By Richard Stone - posted Friday, 10 September 2010


In the early 20th century, fishers on the Yangtze River regularly snared what may have been the biggest freshwater creature of modern times: the Chinese paddlefish. The behemoth once reached 23 feet in length, a third of that being a paddle-like snout that it used presumably to stir up the river bottom to flush out food. A single paddlefish could feed a village and was especially prized for its caviar. But decades of industrialisation in China’s heartland have sounded a death knell for the king of the Yangtze. The last time one was caught was in 2003, and it hasn’t been seen since.

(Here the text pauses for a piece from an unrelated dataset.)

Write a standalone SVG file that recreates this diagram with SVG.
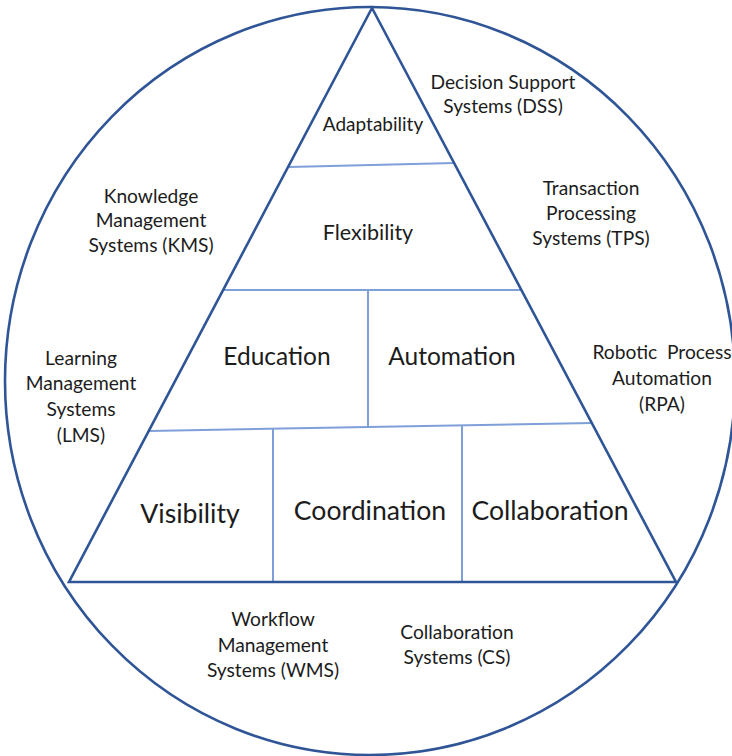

The paddlefish is not the only Yangtze creature to have become the stuff of legend. The last confirmed sighting of the Yangtze river dolphin, or baiji, was in September 2004. The Yangtze giant soft shell turtle, perhaps the largest freshwater turtle on Earth, is apparently extinct in the wild. The last two known individuals, a male and a female, have been united in a Suzhou zoo but may be too old or too frail to mate. The Chinese alligator and the Chinese giant salamander are both critically endangered. The Chinese puffer fish and the Yangtze sturgeon are rarely spied these days. The Chinese sturgeon is on life support thanks only to hatcheries that release tens of thousands of fingerlings into the Yangtze each year.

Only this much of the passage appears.